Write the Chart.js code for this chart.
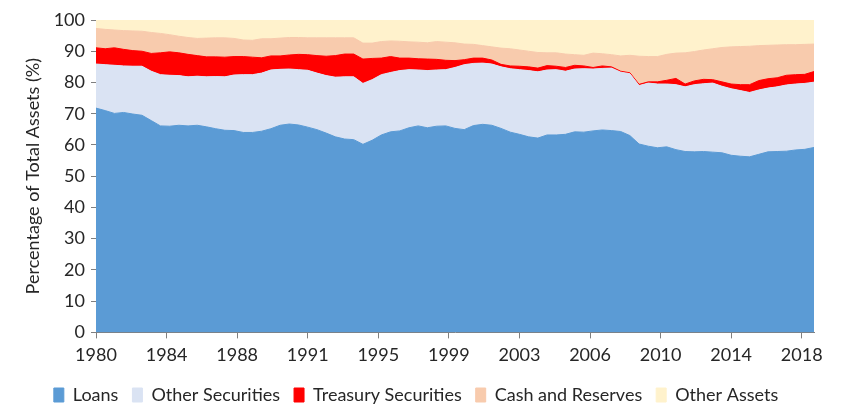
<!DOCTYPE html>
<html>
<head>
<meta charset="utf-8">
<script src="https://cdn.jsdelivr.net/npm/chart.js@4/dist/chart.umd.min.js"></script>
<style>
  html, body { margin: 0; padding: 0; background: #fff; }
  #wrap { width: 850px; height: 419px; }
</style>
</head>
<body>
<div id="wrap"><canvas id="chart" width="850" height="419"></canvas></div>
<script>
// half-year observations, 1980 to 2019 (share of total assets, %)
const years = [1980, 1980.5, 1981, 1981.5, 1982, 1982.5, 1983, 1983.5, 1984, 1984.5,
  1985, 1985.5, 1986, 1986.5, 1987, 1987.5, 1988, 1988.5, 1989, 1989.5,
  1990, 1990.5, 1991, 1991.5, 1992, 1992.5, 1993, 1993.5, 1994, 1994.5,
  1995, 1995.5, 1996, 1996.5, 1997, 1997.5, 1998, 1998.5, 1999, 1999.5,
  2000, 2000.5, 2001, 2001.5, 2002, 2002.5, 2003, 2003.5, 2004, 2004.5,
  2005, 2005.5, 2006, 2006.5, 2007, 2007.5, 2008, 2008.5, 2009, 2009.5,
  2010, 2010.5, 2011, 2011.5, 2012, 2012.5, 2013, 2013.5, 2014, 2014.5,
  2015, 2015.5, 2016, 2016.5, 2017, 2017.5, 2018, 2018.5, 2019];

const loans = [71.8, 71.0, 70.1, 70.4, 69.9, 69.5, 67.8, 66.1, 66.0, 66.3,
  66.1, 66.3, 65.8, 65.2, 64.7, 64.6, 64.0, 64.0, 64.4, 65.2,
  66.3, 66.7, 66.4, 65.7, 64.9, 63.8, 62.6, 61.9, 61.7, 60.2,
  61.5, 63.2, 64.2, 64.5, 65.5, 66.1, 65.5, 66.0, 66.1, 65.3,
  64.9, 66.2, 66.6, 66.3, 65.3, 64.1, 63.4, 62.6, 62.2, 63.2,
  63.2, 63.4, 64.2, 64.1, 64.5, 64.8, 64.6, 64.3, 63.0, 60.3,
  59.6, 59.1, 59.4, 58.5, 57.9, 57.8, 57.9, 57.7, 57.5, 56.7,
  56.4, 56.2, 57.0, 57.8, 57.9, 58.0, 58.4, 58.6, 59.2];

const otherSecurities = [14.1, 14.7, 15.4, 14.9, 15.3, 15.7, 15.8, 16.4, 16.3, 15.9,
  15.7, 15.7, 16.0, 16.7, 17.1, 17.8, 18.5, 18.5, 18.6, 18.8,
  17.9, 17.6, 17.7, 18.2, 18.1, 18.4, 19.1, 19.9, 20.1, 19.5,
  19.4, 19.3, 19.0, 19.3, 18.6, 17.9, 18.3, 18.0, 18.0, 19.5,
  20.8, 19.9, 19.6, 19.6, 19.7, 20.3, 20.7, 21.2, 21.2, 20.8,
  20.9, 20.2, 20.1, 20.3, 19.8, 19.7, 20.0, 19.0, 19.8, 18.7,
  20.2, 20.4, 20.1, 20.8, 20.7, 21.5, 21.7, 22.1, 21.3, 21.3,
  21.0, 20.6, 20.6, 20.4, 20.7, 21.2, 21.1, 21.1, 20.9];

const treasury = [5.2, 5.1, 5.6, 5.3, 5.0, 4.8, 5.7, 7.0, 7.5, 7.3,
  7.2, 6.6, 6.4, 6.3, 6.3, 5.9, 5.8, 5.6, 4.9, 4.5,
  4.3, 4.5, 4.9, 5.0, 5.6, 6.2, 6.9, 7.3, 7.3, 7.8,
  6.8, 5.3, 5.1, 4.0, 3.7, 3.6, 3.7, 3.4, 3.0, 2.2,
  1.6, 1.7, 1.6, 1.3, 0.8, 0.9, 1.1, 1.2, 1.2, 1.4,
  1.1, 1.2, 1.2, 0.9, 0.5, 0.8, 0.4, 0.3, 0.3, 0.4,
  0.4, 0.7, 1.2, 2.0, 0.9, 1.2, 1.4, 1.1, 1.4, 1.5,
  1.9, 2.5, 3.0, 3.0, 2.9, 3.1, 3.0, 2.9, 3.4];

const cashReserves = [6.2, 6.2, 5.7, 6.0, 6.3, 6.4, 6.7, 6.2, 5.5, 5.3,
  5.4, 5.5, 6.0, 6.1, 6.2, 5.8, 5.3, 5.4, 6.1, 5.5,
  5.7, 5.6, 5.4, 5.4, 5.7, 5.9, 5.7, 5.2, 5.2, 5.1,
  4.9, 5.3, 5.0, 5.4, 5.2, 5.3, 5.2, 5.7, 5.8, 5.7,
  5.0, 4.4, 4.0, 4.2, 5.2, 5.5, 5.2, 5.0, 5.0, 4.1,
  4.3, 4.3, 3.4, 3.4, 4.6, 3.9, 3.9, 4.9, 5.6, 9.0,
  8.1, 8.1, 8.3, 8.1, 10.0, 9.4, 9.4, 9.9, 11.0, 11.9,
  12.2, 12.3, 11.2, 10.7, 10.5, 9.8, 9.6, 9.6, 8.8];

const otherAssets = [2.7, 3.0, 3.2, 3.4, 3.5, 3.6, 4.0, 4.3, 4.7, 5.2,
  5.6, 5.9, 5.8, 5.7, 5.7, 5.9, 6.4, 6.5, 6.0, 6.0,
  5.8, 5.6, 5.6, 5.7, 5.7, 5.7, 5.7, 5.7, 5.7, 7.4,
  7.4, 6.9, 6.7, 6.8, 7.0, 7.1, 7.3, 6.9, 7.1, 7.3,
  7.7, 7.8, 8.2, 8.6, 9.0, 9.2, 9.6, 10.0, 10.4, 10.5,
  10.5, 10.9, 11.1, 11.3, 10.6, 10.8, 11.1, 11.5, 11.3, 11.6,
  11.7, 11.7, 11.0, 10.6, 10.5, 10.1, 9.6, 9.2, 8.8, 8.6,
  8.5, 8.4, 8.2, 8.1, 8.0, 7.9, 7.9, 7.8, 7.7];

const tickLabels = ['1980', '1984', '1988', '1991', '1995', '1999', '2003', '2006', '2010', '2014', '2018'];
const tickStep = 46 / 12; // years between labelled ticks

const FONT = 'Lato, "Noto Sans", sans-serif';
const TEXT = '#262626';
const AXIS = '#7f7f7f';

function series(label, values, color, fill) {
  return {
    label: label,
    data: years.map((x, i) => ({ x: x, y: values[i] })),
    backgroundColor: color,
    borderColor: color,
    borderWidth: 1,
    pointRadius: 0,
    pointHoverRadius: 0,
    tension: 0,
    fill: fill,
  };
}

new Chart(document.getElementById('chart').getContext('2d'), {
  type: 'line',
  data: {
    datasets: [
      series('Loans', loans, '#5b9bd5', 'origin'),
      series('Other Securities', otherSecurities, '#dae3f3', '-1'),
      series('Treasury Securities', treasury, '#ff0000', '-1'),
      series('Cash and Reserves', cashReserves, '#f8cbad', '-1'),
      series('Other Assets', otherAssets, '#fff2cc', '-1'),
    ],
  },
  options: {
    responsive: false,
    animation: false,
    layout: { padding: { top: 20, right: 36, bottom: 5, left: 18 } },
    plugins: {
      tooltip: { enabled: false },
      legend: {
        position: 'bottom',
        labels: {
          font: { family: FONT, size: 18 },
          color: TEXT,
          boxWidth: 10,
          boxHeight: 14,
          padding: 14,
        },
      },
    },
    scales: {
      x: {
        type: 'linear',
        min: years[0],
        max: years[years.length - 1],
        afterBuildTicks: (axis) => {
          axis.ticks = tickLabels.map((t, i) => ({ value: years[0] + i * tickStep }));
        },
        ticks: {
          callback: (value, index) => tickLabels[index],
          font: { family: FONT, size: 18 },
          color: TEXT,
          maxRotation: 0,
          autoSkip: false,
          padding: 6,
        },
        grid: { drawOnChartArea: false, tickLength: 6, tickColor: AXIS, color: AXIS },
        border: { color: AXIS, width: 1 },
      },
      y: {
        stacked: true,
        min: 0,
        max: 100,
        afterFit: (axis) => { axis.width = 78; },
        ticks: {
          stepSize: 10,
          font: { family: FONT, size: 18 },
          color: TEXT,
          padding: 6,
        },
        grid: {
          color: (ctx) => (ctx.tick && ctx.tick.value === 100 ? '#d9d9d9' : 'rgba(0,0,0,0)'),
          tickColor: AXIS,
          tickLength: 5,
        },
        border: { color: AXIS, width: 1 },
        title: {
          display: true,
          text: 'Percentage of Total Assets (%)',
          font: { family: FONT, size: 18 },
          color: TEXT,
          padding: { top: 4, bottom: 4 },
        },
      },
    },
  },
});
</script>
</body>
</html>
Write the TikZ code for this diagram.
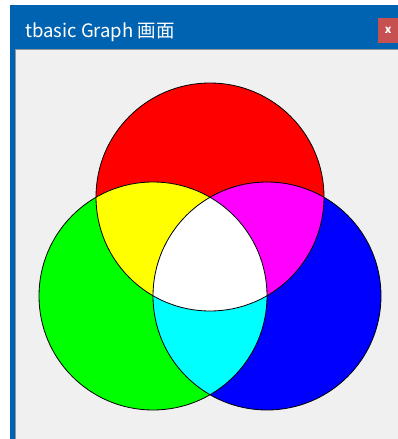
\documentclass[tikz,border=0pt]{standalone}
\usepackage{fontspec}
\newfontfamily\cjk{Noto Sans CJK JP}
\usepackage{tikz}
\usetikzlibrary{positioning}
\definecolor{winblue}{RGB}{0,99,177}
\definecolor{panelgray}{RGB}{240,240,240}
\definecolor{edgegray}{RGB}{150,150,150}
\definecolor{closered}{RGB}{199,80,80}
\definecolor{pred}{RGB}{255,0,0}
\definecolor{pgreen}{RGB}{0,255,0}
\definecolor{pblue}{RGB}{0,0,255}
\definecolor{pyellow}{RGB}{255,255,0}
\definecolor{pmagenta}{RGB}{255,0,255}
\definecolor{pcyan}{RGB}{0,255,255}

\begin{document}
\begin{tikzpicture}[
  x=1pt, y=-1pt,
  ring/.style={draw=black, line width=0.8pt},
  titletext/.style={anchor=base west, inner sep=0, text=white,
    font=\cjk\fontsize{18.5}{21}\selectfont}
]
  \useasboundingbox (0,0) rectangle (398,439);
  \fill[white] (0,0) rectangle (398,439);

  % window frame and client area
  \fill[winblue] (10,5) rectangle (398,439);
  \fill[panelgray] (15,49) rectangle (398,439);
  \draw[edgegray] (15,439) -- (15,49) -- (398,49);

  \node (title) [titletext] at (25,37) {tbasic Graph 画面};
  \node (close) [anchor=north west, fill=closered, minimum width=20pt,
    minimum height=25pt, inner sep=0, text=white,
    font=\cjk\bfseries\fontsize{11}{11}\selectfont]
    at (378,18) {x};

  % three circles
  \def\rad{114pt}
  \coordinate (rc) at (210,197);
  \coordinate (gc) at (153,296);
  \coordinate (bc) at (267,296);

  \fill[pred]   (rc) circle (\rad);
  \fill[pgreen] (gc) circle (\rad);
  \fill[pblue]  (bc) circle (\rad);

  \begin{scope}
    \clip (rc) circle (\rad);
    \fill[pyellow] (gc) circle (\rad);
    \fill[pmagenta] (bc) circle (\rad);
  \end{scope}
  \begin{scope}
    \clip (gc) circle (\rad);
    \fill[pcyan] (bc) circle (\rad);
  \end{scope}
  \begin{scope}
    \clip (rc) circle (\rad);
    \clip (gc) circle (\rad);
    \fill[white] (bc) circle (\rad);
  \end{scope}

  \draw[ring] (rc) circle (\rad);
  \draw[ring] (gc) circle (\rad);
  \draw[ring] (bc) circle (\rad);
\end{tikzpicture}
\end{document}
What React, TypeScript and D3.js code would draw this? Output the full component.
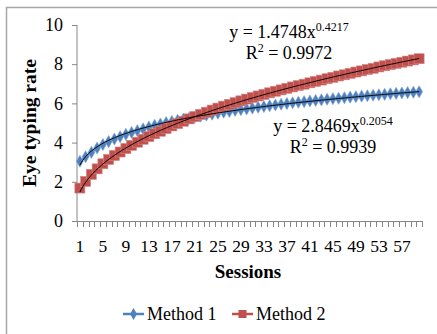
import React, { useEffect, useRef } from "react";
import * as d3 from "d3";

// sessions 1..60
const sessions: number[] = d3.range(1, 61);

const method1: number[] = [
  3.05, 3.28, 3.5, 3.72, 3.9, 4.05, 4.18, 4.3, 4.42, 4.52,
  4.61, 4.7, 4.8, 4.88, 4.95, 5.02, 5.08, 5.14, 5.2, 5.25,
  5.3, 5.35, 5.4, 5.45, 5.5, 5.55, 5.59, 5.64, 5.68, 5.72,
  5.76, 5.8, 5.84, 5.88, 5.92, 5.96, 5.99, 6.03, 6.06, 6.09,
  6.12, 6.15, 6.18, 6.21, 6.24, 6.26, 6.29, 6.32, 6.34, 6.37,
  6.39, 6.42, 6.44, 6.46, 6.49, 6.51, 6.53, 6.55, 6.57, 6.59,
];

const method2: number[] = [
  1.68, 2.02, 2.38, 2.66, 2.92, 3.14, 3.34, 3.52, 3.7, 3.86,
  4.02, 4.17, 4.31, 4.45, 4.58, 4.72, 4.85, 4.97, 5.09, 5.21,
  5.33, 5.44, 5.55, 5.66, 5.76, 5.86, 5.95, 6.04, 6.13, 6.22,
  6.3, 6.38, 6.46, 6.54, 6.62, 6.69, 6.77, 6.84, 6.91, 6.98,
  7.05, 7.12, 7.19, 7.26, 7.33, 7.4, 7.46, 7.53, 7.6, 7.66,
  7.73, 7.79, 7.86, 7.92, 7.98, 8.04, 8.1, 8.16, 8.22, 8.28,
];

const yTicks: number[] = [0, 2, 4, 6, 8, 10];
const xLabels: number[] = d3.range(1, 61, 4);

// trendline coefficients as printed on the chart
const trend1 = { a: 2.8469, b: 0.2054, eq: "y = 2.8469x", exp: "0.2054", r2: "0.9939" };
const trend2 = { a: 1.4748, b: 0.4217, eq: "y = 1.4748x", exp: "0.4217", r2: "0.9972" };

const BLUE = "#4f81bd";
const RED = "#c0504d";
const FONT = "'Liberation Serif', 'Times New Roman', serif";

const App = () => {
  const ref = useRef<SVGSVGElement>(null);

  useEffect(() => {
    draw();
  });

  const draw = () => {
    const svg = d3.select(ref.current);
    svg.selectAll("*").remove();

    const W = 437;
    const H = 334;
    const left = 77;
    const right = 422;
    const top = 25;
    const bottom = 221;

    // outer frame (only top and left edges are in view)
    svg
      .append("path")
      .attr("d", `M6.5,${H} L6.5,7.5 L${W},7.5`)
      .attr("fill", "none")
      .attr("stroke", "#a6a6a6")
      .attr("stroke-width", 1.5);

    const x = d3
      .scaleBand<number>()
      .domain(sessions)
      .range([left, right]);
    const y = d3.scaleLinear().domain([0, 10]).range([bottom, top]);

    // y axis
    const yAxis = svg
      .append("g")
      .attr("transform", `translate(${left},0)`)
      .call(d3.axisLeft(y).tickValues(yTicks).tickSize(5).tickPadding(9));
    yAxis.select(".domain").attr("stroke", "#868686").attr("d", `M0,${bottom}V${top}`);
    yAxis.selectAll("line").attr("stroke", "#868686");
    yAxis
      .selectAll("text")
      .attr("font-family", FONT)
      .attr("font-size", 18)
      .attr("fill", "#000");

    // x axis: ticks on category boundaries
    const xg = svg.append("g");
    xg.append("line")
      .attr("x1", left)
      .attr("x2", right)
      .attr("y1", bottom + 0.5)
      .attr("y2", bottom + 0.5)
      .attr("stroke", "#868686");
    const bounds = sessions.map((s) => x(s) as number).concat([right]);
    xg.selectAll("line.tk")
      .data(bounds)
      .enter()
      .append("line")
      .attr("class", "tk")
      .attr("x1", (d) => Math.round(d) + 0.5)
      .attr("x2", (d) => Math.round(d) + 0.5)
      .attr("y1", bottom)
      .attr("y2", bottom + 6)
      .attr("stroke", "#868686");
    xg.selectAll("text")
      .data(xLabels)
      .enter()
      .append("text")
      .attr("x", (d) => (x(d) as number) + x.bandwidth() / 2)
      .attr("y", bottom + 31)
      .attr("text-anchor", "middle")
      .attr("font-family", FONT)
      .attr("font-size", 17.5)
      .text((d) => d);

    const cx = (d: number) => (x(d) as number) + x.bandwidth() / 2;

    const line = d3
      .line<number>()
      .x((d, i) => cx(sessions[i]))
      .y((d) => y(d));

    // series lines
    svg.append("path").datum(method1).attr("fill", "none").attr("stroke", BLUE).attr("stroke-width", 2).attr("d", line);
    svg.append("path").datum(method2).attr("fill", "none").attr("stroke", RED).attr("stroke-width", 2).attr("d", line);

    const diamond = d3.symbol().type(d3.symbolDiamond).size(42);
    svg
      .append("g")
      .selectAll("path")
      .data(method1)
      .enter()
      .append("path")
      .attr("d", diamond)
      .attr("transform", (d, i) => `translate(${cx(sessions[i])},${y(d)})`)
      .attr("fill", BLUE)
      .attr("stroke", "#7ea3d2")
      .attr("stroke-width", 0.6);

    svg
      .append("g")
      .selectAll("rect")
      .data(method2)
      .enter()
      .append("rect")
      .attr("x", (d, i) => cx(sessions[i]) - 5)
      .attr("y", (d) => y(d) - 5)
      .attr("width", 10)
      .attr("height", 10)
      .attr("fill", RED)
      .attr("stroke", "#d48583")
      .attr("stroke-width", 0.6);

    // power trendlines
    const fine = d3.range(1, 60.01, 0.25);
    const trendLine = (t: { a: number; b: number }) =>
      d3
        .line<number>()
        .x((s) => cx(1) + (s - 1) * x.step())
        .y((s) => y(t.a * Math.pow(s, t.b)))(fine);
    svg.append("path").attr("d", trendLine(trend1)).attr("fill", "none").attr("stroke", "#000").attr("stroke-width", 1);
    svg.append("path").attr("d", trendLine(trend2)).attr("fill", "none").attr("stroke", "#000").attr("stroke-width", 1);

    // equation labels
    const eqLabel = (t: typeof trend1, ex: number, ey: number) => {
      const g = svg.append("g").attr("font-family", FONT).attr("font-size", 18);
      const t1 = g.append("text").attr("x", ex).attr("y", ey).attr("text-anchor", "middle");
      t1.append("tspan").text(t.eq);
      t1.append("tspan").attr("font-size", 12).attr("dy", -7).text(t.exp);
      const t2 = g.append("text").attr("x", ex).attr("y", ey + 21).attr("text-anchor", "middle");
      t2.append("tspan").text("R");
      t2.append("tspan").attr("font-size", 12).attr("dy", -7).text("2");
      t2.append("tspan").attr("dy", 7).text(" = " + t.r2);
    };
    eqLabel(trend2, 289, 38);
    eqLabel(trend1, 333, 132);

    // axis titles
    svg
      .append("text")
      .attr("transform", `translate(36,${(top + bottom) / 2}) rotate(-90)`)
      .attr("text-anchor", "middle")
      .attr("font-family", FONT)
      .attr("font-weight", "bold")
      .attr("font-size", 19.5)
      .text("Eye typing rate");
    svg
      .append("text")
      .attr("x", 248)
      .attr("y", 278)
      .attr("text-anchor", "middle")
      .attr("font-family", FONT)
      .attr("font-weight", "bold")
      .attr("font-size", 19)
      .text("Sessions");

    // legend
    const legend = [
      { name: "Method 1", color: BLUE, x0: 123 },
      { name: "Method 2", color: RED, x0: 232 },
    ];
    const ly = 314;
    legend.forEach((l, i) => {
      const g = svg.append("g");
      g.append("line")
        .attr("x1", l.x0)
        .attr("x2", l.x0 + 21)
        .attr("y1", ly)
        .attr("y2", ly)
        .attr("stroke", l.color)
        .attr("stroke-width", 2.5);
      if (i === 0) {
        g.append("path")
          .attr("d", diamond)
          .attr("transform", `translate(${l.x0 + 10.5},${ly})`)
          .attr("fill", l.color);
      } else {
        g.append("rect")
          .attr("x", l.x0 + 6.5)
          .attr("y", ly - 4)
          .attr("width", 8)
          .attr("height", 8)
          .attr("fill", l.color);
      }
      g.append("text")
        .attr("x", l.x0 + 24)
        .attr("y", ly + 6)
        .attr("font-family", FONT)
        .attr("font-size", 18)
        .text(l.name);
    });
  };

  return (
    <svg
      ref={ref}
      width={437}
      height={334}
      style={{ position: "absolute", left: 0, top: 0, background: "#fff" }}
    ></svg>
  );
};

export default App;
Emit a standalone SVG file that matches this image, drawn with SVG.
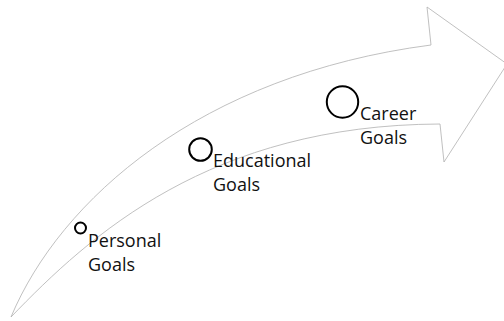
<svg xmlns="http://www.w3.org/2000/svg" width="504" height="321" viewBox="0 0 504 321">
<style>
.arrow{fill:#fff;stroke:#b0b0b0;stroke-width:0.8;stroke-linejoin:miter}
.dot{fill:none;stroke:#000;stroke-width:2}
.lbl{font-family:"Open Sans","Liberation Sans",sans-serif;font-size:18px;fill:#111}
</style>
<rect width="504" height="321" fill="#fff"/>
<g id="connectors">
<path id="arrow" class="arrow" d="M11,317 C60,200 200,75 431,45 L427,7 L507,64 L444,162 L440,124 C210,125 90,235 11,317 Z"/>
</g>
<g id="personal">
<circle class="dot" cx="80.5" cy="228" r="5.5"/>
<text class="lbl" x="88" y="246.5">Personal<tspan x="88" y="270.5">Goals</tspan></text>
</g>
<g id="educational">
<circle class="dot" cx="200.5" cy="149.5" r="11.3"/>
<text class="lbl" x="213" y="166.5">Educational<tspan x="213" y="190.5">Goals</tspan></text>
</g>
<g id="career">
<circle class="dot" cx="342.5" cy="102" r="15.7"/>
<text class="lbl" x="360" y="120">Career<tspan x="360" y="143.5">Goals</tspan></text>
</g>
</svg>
-----
Aim of the task ▸ Repeat the listing above exactly from its first line to the line containing "56.4, 56.2, 57.0, 57.8, 57.9, 58.0, 58.4, 58.6, 59.2];", both included, and omit the pictures.

Response to this exercise ▸
Write the Chart.js code for this chart.
<!DOCTYPE html>
<html>
<head>
<meta charset="utf-8">
<script src="https://cdn.jsdelivr.net/npm/chart.js@4/dist/chart.umd.min.js"></script>
<style>
  html, body { margin: 0; padding: 0; background: #fff; }
  #wrap { width: 850px; height: 419px; }
</style>
</head>
<body>
<div id="wrap"><canvas id="chart" width="850" height="419"></canvas></div>
<script>
// half-year observations, 1980 to 2019 (share of total assets, %)
const years = [1980, 1980.5, 1981, 1981.5, 1982, 1982.5, 1983, 1983.5, 1984, 1984.5,
  1985, 1985.5, 1986, 1986.5, 1987, 1987.5, 1988, 1988.5, 1989, 1989.5,
  1990, 1990.5, 1991, 1991.5, 1992, 1992.5, 1993, 1993.5, 1994, 1994.5,
  1995, 1995.5, 1996, 1996.5, 1997, 1997.5, 1998, 1998.5, 1999, 1999.5,
  2000, 2000.5, 2001, 2001.5, 2002, 2002.5, 2003, 2003.5, 2004, 2004.5,
  2005, 2005.5, 2006, 2006.5, 2007, 2007.5, 2008, 2008.5, 2009, 2009.5,
  2010, 2010.5, 2011, 2011.5, 2012, 2012.5, 2013, 2013.5, 2014, 2014.5,
  2015, 2015.5, 2016, 2016.5, 2017, 2017.5, 2018, 2018.5, 2019];

const loans = [71.8, 71.0, 70.1, 70.4, 69.9, 69.5, 67.8, 66.1, 66.0, 66.3,
  66.1, 66.3, 65.8, 65.2, 64.7, 64.6, 64.0, 64.0, 64.4, 65.2,
  66.3, 66.7, 66.4, 65.7, 64.9, 63.8, 62.6, 61.9, 61.7, 60.2,
  61.5, 63.2, 64.2, 64.5, 65.5, 66.1, 65.5, 66.0, 66.1, 65.3,
  64.9, 66.2, 66.6, 66.3, 65.3, 64.1, 63.4, 62.6, 62.2, 63.2,
  63.2, 63.4, 64.2, 64.1, 64.5, 64.8, 64.6, 64.3, 63.0, 60.3,
  59.6, 59.1, 59.4, 58.5, 57.9, 57.8, 57.9, 57.7, 57.5, 56.7,
  56.4, 56.2, 57.0, 57.8, 57.9, 58.0, 58.4, 58.6, 59.2];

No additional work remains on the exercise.